_Aim_:
Lines from the one containing "Convert this diagram to TikZ code." to the one containing "minimum width=502pt, minimum", both lines included, are to be extracted exactly from the data below; pictures are excluded.

_Material supplied_:
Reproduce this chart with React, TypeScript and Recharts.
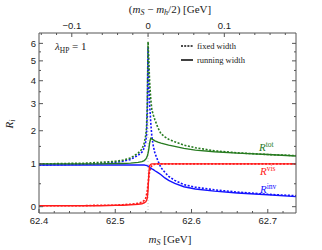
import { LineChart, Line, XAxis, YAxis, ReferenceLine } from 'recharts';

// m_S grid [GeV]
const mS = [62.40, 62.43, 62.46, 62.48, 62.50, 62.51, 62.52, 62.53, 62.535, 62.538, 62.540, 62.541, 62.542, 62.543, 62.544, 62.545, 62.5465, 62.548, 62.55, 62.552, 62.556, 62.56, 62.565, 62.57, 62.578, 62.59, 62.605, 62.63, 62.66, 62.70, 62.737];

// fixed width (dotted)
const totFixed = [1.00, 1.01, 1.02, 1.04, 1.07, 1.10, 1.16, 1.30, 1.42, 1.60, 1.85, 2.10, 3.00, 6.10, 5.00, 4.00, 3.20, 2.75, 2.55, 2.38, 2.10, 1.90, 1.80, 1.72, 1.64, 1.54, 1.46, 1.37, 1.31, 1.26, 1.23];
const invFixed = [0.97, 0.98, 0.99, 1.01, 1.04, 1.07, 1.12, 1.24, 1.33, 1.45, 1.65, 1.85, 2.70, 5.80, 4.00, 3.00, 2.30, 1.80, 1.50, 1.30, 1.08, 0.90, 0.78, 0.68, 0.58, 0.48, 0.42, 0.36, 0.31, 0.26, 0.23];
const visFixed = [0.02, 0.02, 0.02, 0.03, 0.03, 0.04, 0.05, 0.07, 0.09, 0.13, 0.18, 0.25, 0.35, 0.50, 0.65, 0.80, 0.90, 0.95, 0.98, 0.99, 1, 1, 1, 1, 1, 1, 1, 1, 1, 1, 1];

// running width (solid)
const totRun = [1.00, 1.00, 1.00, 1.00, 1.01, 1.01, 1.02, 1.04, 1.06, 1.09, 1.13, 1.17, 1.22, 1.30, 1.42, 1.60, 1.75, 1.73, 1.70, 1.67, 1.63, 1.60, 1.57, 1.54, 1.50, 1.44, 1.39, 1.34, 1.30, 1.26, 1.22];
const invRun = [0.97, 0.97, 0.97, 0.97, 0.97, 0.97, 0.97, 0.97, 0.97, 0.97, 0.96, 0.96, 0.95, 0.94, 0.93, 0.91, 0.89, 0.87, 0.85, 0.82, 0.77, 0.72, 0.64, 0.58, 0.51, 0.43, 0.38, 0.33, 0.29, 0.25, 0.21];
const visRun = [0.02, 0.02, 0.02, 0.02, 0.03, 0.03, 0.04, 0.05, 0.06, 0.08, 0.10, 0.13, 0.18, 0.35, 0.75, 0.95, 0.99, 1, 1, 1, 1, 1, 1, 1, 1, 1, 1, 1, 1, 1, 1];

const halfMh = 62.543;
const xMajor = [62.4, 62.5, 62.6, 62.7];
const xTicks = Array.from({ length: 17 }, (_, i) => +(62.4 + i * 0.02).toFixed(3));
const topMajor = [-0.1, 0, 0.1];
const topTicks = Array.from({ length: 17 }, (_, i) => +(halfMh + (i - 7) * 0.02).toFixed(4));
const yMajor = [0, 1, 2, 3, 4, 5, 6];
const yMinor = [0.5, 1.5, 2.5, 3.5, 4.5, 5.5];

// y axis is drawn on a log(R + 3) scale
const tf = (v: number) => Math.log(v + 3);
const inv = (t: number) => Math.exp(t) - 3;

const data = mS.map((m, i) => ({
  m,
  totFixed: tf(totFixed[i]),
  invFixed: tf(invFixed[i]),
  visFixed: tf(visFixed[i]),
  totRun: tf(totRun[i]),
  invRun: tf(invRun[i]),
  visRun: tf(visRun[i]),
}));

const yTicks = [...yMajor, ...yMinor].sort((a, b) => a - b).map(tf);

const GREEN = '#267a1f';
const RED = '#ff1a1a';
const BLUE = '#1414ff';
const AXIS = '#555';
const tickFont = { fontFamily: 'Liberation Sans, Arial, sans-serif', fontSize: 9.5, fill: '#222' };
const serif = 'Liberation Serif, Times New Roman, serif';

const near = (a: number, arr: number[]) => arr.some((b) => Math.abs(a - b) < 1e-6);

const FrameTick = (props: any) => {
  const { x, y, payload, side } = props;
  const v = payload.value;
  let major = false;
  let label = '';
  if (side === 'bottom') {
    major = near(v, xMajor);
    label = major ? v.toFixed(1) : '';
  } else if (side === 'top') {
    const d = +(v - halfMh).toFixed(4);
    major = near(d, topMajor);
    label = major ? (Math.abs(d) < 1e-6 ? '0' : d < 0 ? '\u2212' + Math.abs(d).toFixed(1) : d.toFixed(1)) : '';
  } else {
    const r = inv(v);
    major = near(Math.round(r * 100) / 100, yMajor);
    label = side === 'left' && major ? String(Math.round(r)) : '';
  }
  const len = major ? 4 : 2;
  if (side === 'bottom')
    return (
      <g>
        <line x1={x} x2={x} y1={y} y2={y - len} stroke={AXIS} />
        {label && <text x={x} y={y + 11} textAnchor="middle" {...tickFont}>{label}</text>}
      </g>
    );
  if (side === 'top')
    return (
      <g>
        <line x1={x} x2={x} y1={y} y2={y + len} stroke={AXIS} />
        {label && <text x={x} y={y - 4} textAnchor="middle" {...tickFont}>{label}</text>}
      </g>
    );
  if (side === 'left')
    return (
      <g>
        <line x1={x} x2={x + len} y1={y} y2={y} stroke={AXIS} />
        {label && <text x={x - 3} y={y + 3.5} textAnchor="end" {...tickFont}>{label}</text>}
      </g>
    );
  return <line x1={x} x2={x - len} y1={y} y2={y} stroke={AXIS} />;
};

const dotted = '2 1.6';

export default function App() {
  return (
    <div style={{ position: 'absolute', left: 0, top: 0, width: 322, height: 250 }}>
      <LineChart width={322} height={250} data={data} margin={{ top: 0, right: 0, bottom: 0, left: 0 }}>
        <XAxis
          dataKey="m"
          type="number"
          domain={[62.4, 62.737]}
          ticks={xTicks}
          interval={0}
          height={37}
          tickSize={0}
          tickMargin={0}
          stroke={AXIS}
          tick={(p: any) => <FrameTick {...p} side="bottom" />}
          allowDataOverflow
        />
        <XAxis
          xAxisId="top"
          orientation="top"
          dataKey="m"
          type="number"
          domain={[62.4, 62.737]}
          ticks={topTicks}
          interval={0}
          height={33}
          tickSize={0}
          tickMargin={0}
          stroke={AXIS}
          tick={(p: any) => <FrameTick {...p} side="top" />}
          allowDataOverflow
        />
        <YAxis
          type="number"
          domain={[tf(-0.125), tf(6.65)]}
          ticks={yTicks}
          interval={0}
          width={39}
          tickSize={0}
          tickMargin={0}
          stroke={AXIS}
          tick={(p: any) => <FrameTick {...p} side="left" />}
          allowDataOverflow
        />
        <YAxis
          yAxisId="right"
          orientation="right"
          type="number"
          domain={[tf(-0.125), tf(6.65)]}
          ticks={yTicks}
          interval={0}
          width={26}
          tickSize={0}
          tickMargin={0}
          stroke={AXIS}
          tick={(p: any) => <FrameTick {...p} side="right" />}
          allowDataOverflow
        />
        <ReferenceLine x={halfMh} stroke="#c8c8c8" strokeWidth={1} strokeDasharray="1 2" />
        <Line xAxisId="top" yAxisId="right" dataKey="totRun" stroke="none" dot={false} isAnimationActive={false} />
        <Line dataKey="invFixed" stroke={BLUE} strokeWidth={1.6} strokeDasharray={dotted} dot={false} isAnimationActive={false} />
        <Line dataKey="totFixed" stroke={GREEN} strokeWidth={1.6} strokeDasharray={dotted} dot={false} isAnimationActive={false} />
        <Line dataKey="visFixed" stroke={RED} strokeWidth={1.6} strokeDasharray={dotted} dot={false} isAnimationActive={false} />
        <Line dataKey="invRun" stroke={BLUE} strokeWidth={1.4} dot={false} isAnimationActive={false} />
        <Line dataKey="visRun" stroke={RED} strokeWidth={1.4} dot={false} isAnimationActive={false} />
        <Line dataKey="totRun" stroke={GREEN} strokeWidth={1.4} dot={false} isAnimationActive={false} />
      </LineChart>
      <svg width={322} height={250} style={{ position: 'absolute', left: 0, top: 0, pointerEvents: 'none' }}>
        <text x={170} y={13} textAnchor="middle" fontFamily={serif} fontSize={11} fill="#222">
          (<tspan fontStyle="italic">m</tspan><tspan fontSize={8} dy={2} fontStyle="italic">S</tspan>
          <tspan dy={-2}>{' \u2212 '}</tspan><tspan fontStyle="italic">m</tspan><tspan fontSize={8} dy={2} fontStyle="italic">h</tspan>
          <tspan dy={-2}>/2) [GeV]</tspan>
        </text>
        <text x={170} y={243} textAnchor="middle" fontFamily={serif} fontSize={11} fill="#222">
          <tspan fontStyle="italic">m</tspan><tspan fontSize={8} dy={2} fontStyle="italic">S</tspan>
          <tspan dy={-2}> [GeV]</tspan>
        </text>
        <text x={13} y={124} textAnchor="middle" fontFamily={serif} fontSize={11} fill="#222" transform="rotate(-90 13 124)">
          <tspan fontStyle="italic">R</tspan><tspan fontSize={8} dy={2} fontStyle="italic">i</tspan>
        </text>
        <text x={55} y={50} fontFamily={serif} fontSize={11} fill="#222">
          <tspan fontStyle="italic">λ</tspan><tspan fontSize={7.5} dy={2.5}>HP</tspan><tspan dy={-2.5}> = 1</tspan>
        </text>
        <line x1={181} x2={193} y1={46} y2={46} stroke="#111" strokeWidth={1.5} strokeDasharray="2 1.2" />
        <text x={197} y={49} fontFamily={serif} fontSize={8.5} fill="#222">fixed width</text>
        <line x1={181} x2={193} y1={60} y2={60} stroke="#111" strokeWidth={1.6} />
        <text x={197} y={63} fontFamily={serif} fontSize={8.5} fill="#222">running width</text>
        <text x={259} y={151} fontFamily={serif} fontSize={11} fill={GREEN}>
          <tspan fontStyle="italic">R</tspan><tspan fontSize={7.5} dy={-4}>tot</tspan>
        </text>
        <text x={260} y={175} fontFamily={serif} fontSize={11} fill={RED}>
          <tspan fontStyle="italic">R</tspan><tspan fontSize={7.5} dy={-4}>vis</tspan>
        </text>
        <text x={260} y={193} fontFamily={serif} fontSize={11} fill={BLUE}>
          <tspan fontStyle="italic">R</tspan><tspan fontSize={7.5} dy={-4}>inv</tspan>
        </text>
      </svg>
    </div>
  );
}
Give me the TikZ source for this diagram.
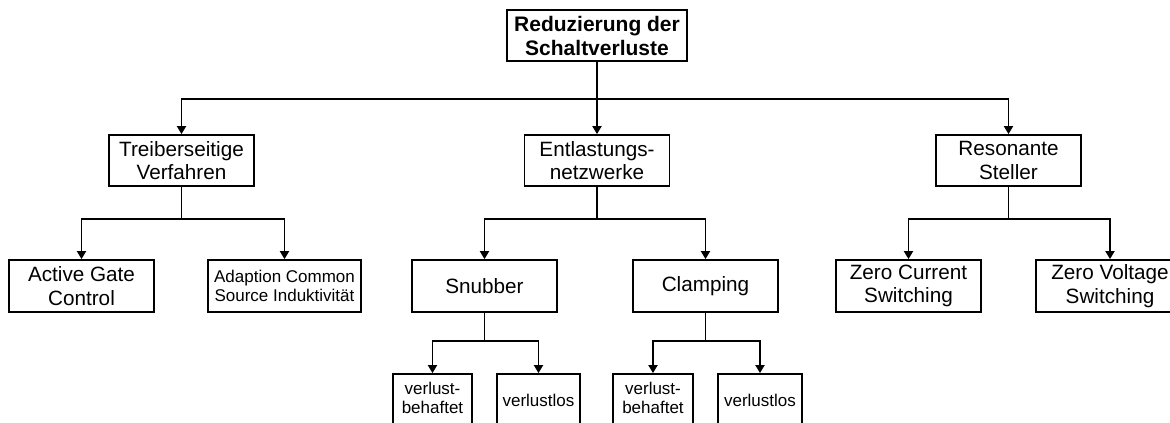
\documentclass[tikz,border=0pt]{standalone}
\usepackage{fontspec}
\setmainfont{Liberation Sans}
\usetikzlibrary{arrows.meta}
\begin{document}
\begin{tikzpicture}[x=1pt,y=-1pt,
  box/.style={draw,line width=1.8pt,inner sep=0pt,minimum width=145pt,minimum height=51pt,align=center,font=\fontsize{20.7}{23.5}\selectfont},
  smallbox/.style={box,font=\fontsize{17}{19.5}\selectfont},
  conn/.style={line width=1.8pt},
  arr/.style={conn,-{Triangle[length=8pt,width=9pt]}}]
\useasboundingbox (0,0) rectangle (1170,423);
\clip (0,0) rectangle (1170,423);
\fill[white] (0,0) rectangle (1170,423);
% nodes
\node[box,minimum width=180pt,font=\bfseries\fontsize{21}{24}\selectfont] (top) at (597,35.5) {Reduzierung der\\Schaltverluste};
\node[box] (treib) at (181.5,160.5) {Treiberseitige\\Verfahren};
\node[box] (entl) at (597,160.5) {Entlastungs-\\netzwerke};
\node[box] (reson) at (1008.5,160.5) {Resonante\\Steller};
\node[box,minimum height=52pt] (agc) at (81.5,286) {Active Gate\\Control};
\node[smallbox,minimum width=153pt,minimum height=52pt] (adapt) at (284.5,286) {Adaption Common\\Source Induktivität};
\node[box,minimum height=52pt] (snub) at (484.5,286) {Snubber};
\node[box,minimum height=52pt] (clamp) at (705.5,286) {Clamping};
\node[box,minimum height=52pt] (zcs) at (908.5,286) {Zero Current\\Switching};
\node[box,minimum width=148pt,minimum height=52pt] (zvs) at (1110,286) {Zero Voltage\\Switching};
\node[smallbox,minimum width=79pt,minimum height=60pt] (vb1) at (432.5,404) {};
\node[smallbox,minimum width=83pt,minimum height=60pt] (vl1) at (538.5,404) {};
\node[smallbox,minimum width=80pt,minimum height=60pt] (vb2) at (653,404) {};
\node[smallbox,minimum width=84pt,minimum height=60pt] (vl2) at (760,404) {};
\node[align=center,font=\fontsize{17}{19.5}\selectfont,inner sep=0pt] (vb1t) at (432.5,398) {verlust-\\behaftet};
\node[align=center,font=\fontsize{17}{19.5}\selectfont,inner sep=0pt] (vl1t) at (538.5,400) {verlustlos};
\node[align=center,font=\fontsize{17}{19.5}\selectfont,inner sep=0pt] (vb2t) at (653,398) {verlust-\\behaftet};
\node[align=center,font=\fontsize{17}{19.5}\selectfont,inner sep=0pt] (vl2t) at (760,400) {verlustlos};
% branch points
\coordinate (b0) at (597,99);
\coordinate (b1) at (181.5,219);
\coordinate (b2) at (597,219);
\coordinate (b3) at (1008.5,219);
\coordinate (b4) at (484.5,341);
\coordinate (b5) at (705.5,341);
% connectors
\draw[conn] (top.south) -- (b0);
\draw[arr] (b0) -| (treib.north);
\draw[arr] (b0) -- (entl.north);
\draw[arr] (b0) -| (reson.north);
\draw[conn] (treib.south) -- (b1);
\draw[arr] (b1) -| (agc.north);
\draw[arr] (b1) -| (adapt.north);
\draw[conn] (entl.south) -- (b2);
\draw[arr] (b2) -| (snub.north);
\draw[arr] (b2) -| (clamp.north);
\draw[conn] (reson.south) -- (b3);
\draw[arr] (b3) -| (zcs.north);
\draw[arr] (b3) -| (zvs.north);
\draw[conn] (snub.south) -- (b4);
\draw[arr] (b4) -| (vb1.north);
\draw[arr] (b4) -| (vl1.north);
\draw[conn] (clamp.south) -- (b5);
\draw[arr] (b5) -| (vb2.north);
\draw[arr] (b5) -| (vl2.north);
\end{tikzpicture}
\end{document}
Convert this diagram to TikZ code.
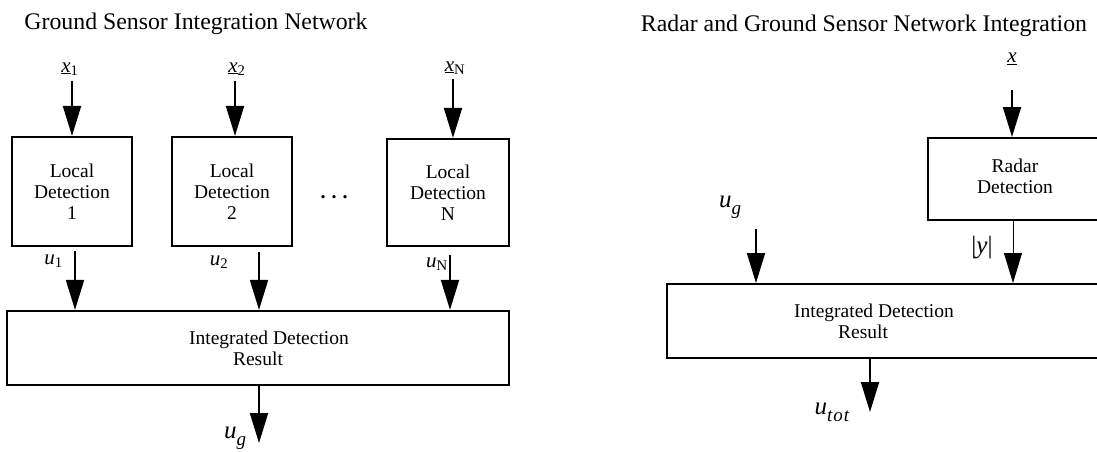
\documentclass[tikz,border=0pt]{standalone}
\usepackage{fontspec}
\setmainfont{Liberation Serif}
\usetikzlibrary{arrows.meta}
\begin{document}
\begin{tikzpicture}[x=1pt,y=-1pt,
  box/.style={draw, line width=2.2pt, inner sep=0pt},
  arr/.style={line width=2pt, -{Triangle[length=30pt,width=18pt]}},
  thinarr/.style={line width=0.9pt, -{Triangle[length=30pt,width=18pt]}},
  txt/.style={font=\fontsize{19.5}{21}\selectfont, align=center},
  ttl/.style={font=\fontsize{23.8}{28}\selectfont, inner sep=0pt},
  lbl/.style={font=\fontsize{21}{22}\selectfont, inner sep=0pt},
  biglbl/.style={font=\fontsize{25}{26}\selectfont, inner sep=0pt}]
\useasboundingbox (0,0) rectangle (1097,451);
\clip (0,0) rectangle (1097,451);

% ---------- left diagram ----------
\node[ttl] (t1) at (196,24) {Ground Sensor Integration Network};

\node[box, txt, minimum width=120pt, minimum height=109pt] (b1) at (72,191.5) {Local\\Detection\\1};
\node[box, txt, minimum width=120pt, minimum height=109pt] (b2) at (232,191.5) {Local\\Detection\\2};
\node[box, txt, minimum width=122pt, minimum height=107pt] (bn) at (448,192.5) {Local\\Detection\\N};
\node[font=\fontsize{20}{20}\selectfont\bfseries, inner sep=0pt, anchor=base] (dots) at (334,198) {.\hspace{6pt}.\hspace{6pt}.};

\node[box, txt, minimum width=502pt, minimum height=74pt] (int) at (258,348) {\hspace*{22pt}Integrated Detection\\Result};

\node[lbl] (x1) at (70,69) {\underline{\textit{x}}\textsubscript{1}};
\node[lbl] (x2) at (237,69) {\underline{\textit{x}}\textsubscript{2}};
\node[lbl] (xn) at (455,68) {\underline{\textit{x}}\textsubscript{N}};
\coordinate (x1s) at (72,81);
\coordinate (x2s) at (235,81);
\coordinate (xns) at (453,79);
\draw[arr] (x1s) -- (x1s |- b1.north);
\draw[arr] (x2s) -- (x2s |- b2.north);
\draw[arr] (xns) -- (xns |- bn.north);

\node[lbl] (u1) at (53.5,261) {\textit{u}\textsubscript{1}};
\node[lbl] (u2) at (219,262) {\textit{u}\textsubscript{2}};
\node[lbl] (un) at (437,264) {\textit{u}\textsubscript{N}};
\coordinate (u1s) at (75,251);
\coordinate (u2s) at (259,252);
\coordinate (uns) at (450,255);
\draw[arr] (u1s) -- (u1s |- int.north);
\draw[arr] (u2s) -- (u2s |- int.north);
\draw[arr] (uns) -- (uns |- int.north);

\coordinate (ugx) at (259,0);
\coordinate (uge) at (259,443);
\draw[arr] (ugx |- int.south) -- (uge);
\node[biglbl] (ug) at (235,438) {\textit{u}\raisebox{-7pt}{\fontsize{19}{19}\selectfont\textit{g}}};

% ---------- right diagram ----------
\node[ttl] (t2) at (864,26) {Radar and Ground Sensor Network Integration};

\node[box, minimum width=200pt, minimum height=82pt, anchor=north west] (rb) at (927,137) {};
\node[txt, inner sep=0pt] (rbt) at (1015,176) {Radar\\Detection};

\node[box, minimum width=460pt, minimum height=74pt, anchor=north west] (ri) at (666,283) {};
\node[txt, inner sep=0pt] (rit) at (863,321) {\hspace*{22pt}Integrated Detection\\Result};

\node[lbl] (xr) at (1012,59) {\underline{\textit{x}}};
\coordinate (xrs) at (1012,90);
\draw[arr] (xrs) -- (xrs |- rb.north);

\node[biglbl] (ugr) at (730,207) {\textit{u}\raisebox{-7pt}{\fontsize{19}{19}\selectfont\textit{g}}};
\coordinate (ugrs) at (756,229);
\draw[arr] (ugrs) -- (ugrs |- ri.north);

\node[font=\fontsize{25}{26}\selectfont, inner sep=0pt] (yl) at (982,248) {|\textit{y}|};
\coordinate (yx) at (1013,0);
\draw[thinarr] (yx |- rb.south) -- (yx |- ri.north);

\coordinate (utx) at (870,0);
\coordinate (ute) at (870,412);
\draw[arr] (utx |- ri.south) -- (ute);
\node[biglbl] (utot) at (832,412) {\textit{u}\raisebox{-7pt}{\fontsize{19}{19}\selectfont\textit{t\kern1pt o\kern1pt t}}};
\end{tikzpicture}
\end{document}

_Solved exercise_:
Convert this diagram to TikZ code.
\documentclass[tikz,border=0pt]{standalone}
\usepackage{fontspec}
\setmainfont{Liberation Serif}
\usetikzlibrary{arrows.meta}
\begin{document}
\begin{tikzpicture}[x=1pt,y=-1pt,
  box/.style={draw, line width=2.2pt, inner sep=0pt},
  arr/.style={line width=2pt, -{Triangle[length=30pt,width=18pt]}},
  thinarr/.style={line width=0.9pt, -{Triangle[length=30pt,width=18pt]}},
  txt/.style={font=\fontsize{19.5}{21}\selectfont, align=center},
  ttl/.style={font=\fontsize{23.8}{28}\selectfont, inner sep=0pt},
  lbl/.style={font=\fontsize{21}{22}\selectfont, inner sep=0pt},
  biglbl/.style={font=\fontsize{25}{26}\selectfont, inner sep=0pt}]
\useasboundingbox (0,0) rectangle (1097,451);
\clip (0,0) rectangle (1097,451);

% ---------- left diagram ----------
\node[ttl] (t1) at (196,24) {Ground Sensor Integration Network};

\node[box, txt, minimum width=120pt, minimum height=109pt] (b1) at (72,191.5) {Local\\Detection\\1};
\node[box, txt, minimum width=120pt, minimum height=109pt] (b2) at (232,191.5) {Local\\Detection\\2};
\node[box, txt, minimum width=122pt, minimum height=107pt] (bn) at (448,192.5) {Local\\Detection\\N};
\node[font=\fontsize{20}{20}\selectfont\bfseries, inner sep=0pt, anchor=base] (dots) at (334,198) {.\hspace{6pt}.\hspace{6pt}.};

\node[box, txt, minimum width=502pt, minimum height=74pt] (int) at (258,348) {\hspace*{22pt}Integrated Detection\\Result};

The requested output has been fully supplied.